When the Louisiana Supreme Court took up the question and concluded that state law did allow the claim, the Fifth Circuit once again had to answer the constitutional question. See 71 F. 4th 278, 282 (2023). The same divided panel then reaffirmed its prior holding that Mckesson could be liable in negligence to the officer, again rejecting Mckesson’s argument that the First Amendment precluded the imposition of negligence liability in these circumstances. See id., at 295–297. Judge Willett again dissented on this point, arguing that, under this Court’s decision in NAACP v. Claiborne Hardware Co., 458 U. S. 886 (1982), “a protest leader’s simple negligence is far too low a threshold for imposing liability for a third party’s violence.” 71 F. 4th, at 306 (opinion concurring in part and dissenting in part). A negligence theory of liability for protest leaders, the dissent pointed out, “would have enfeebled America’s street-blocking civil rights movement, imposing ruinous financial liability against citizens for exercising core First Amendment freedoms.” Id., at 313.
Less than two weeks after the Fifth Circuit issued its opinion, this Court decided Counterman v. Colorado, 600 U. S. 66 (2023). In Counterman, the Court made clear that the First Amendment bars the use of “an objective standard” like negligence for punishing speech, id., at 78, 79, n. 5, and it read Claiborne and other incitement cases as “demand[ing] a showing of intent,” 600 U. S., at 81. The Court explained that “the First Amendment precludes punishment [for incitement], whether civil or criminal, unless the speaker’s words were ‘intended’ (not just likely) to produce imminent disorder.” Id., at 76 (citing Claiborne, 458 U. S., at 927–929, among other cases). Although the Court determined that a less-demanding recklessness standard was sufficient to punish speech as a “true threat,” it emphasized that an objective standard like negligence would violate the First Amendment. See 600 U. S., at 82.

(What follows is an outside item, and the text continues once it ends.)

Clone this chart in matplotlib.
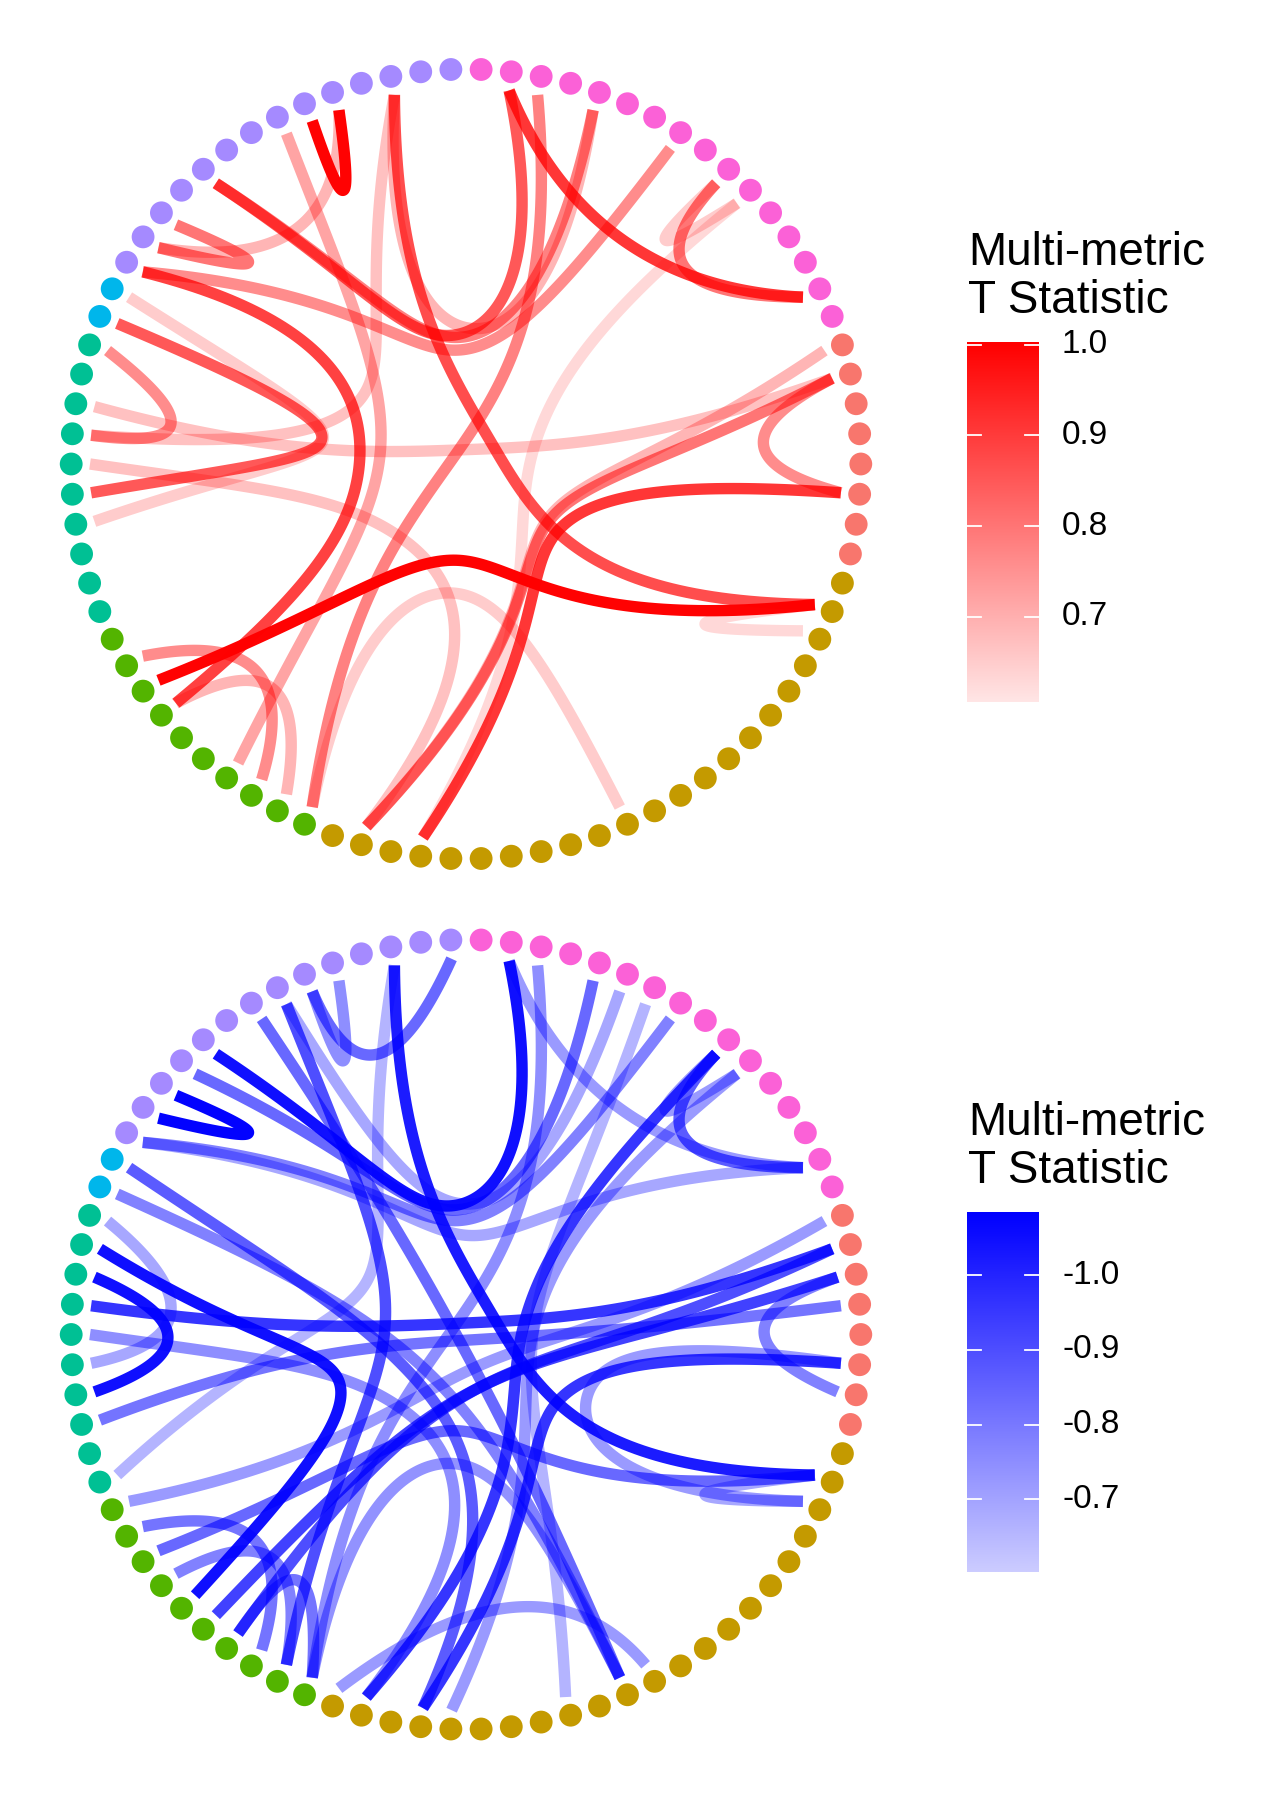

Mckesson now asks this Court to “grant certiorari and confirm that Claiborne forecloses negligent-protest liability.” Pet. for Cert. 15. Because this Court may deny certiorari for many reasons, including that the law is not in need of further clarification, its denial today expresses no view about the merits of Mckesson’s claim. Although the Fifth Circuit did not have the benefit of this Court’s recent decision in Counterman when it issued its opinion, the lower courts now do. I expect them to give full and fair consideration to arguments regarding Counterman’s impact in any future proceedings in this case.